Cem Yılmaz’dan Beklentilerimiz...
Yazar: Ali ErcivanDaha geçen hafta, bir arkadaşıma, 'Cem Yılmaz’ın kötü bir iş yapması herhalde mümkün değil' diyordum. Çünkü kendiyle yeteri kadar dalga geçebilme yetisine sahip; hayatın ciddiyetinin farkında ama onu fazla ciddiye almayan; en önemlisi de akıllı bir adam olarak görüyorum Cem Yılmaz’ı. Yine de öyle büyük laflar etmemek gerekirmiş. Hokkabaz kötü bir film değil elbette ama Cem Yılmaz’ın tek başına koşulsuz bir başarı garantisi olamayacağını da belli ediyor. Fikri ve öyküsü ne kadar başarılı olsa da, bir filmi tam anlamıyla başarılı olarak nitelememiz için gerekli her kriteri karşılayamıyor.
Tanıtımlar sayesinde öyküyü az çok herkes biliyor. Başarısız bir illüzyon ikilisi, hem bir umut hem de alacaklılardan kaçış vesilesiyle Anadolu turnesine çıkmaya karar veriyorlar. Sihirbaz İskender ve yardımcısı Maradona, İskender’in babasını da mecburen yanlarına alıp yola düşüyorlar. Yolculukları esnasında bir de genç kadın katılıyor öykülerine. Oğluna hiç destek olmamış bir baba ve onun takdirini bekleyen oğul; yalnız bir adamın karşılık görmeyen duygusal yakınlık umudu; biraz dalavere, biraz dostluk. Seyircide belli bazı hisleri oluşturmaya yönelik temalar yerli yerinde. Filmin niyeti, esprili ve sıcak, mütevazı bir yapım olmak. Bu takdir edilesi amaca da kısmen ulaşıyor zaten. Ama aksayan yönleri de gözden kaçmıyor.
Öncelikle, kağıt üstünde ne kadar iyi bir fikir gibi gözükse de, Mazhar Alanson rolüne hiçbir noktada oturmuyor. Fazla kentli, fazla Batılı, fazla marjinal halini üzerinden atamadığı için; aslında daha geleneksel, daha deli ve kabul etmeli ki daha yaşlı olması gereken karakterde sırıtıyor. Filmin en duygusal sahnesinde bile izleyeni yabancılaştıran bir 'rol yapma' hali hissediliyor. Aynı -mış gibi yapma durumu, birçok noktada Özlem Tekin için de geçerli.

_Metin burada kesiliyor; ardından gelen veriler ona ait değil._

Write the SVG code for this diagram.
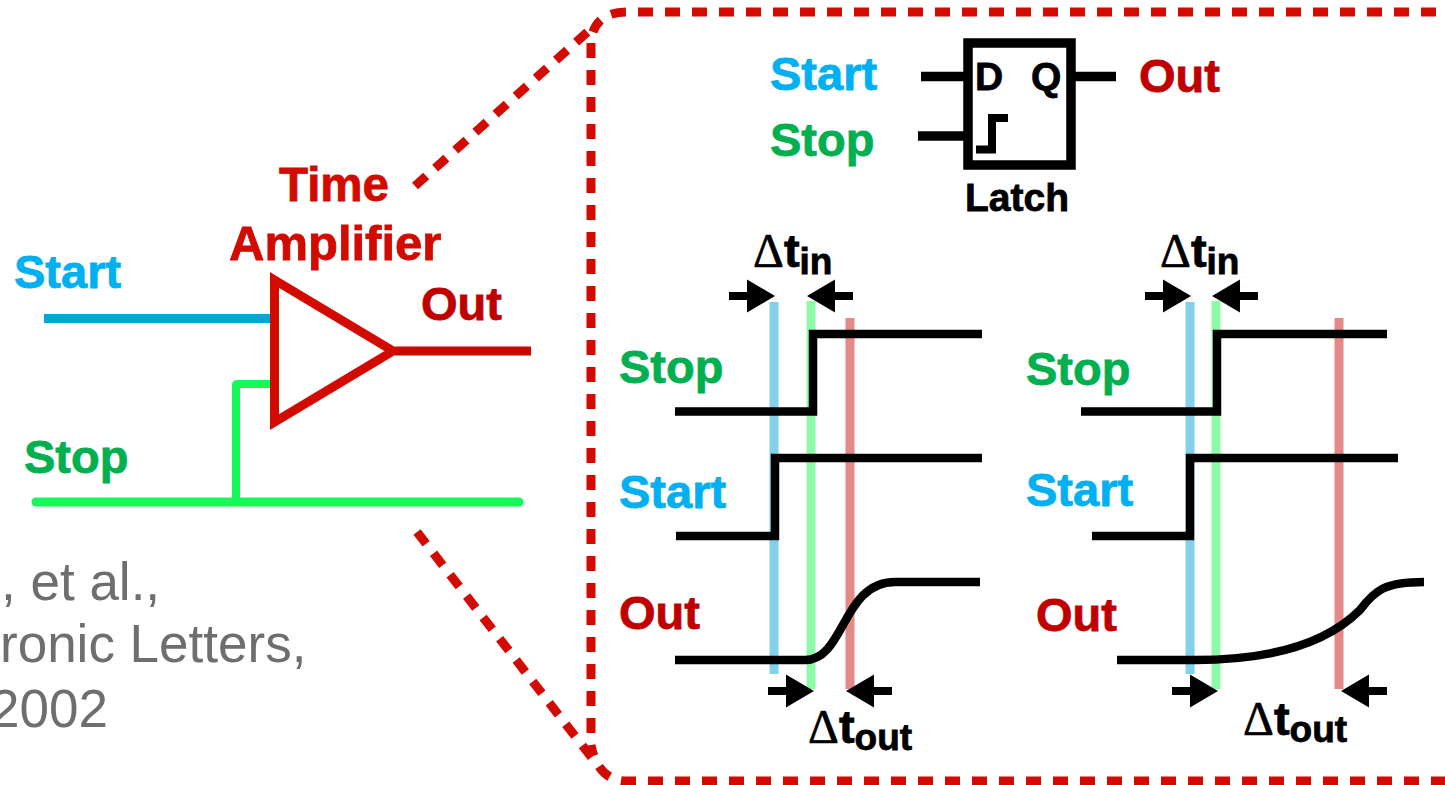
<svg xmlns="http://www.w3.org/2000/svg" width="1445" height="785" viewBox="0 0 1445 785">
<defs>
<style>
text{font-family:"Liberation Sans",Arial,sans-serif;font-weight:700;font-size:47px;stroke-width:.8px;stroke:#000}
.blue{fill:#00b0f0;stroke:#00b0f0}.green{fill:#00b050;stroke:#00b050}.red{fill:#c00000;stroke:#c00000}.tr{fill:#d20a00;stroke:#d20a00}
.gray{fill:#6e6e6e;font-weight:400;font-size:53px;stroke:none}
.d{font-family:"Liberation Serif",serif;font-weight:400;font-size:48px;stroke-width:.6px}
.sub{font-size:37px}
.w{fill:none;stroke:#000;stroke-width:8.500}
.bar{stroke-width:9;fill:none}
.dash{fill:none;stroke:#d20a00;stroke-width:9;stroke-dasharray:15 12}
.l{font-size:39px}
</style>
<g id="ar"><path d="M-46 -4H-28V-16.500L0 0L-28 16.500V4H-46Z" fill="#000"/></g>
</defs>
<rect width="1445" height="785" fill="#fff"/>
<g id="connectors">
<path class="dash" d="M415 186L592 28"/>
<path class="dash" d="M417 532L592 758"/>
<path class="dash" d="M1463 12H627Q600 12 593 32"/>
<path class="dash" d="M591 43V742"/>
<path class="dash" d="M1473 781H627Q598 781 591 745"/>
<path d="M44 318.500H272" fill="none" stroke="#04a3da" stroke-width="9"/>
<path d="M36 502H519" fill="none" stroke="#14f956" stroke-width="9" stroke-linecap="round"/>
<path d="M236 502V385Q236 384 238 384H272" fill="none" stroke="#14f956" stroke-width="8"/>
<path d="M395 351H531" fill="none" stroke="#c80800" stroke-width="9"/>
</g>
<g id="amplifier"><path d="M274.500 280L393 351L274.500 422Z" fill="none" stroke="#d20a00" stroke-width="9"/></g>
<g id="left-labels">
<text class="tr" x="279" y="201" style="font-size:47.500px">Time</text>
<text class="tr" x="229" y="260" style="font-size:49px">Amplifier</text>
<text class="blue" x="14" y="288">Start</text>
<text class="green" x="24" y="473">Stop</text>
<text class="red" x="421" y="320">Out</text>
<text class="gray" x="1" y="600">, et al.,</text>
<text class="gray" x="0" y="662">ronic Letters,</text>
<text class="gray" x="-10" y="727">2002</text>
</g>
<g id="latch">
<rect x="968" y="43" width="103" height="122" fill="none" stroke="#000" stroke-width="9.500"/>
<path d="M921 76.500H968M918 136H968M1072 76.500H1116" fill="none" stroke="#000" stroke-width="9.500"/>
<path d="M976 149.500H992V118H1008" fill="none" stroke="#000" stroke-width="8"/>
<text class="l" x="975" y="90">D</text>
<text class="l" x="1031" y="90">Q</text>
<text class="l" x="965" y="211">Latch</text>
<text class="blue" x="770" y="90">Start</text>
<text class="green" x="770" y="156">Stop</text>
<text class="red" x="1139" y="92">Out</text>
</g>
<g id="timing-left">
<path class="bar" stroke="#83d0ea" d="M774 302V674"/>
<path class="bar" stroke="#8cfaa8" d="M811 301V689"/>
<path class="bar" stroke="#e58888" d="M850 318V689"/>
<path class="w" d="M675 411.500H813V334H982"/>
<path class="w" d="M676 536H775V458H982"/>
<path class="w" d="M675 660H805C845 660 842 582 895 582H980"/>
<use href="#ar" x="775" y="296"/>
<use href="#ar" transform="translate(807,296) scale(-1,1)"/>
<use href="#ar" x="814" y="691"/>
<use href="#ar" transform="translate(846,691) scale(-1,1)"/>
<text class="green" x="619" y="383">Stop</text>
<text class="blue" x="619" y="508">Start</text>
<text class="red" x="619" y="629">Out</text>
<text x="753" y="267"><tspan class="d">Δ</tspan>t<tspan class="sub" dy="7">in</tspan></text>
<text x="808" y="743"><tspan class="d">Δ</tspan>t<tspan class="sub" dy="7">out</tspan></text>
</g>
<g id="timing-right">
<path class="bar" stroke="#83d0ea" d="M1190 302V674"/>
<path class="bar" stroke="#8cfaa8" d="M1216 301V689"/>
<path class="bar" stroke="#e58888" d="M1339 318V689"/>
<path class="w" d="M1081 411.500H1217V334H1387"/>
<path class="w" d="M1092 536H1190V458H1398"/>
<path class="w" d="M1117 660H1195C1280 660 1330 640 1360 610C1375 590 1385 582 1424 582"/>
<use href="#ar" x="1191" y="296"/>
<use href="#ar" transform="translate(1212,296) scale(-1,1)"/>
<use href="#ar" x="1218" y="691"/>
<use href="#ar" transform="translate(1341,691) scale(-1,1)"/>
<text class="green" x="1026" y="385">Stop</text>
<text class="blue" x="1026" y="506">Start</text>
<text class="red" x="1036" y="631">Out</text>
<text x="1160" y="267"><tspan class="d">Δ</tspan>t<tspan class="sub" dy="7">in</tspan></text>
<text x="1243" y="735"><tspan class="d">Δ</tspan>t<tspan class="sub" dy="7">out</tspan></text>
</g>
</svg>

Bence daha temel bir sorun ise, filmin temposuyla ilgili. Sadece kurgudan kaynaklandığını söyleyemeyeceğim bir aksaklık var Hokkabaz’da. Oyuncu yönetiminde, mizansenlerde ve en basit haliyle arka arkaya sıralanan çekimlerin seçimi ve diziminde hep hantallık var. Cem Yılmaz ile birlikte BKM’nin önceki işlerinden deneyimli Ali Taner Baltacı’nın ilk yönetmenlik denemeleri, hevesli ama -daha iyi bir tanım bulamadığım için mazur görün- öğrenci filmi düzeyinde bir sinema dilinden fazlasını sunamıyor.
Filme ihtiyacı olan dinamizmi ve sıcaklığı katmak büyük ölçüde iki başrol oyuncusu ile Yılmaz’ın senaristliğine kalıyor. Neyse ki bu açılardan film sağlam bir şekilde işliyor. İzleyeni tam iki kez ters köşeye yatırmayı beceren senaryosu ve yarattığı renkli karakterle Cem Yılmaz, şu an sahip olduğumuz en önemli sinema aktörü ve yıldızı olduğunu bir kez daha kanıtlıyor. Filmin keşfi ise, kimi anlarda Yılmaz’ı bile bastıran, Maradona rolündeki Tuna Orhan. Yine Cem Yılmaz imzalı başarılı müzikler de filme çok şey katıyor.
Hokkobaz’ın gişede bir G.O.R.A. gücünde olmasını beklememek gerek. O tür bir seyirci kitlesine bu haftanın bir diğer Türk filmi Sınav daha çok hitap edecek gibi. Hokkabaz’ın bunun için fazla duygusal ve mütevazı (bunlar aslında iyi) ama aynı zamanda aksak ve yer yer zoraki (bunlarsa kötü) olduğu söylenebilir. Bu film daha ziyade Yılmaz’ın ilk sinema deneyimi Her Şey Çok Güzel Olacak ile aynı kulvarda yer alıyor. Aslında böyle olmasından gayet memnunuz. Memnuniyetsizliğimiz daha fazlasının gerektiğini düşünmemizden kaynaklanıyor.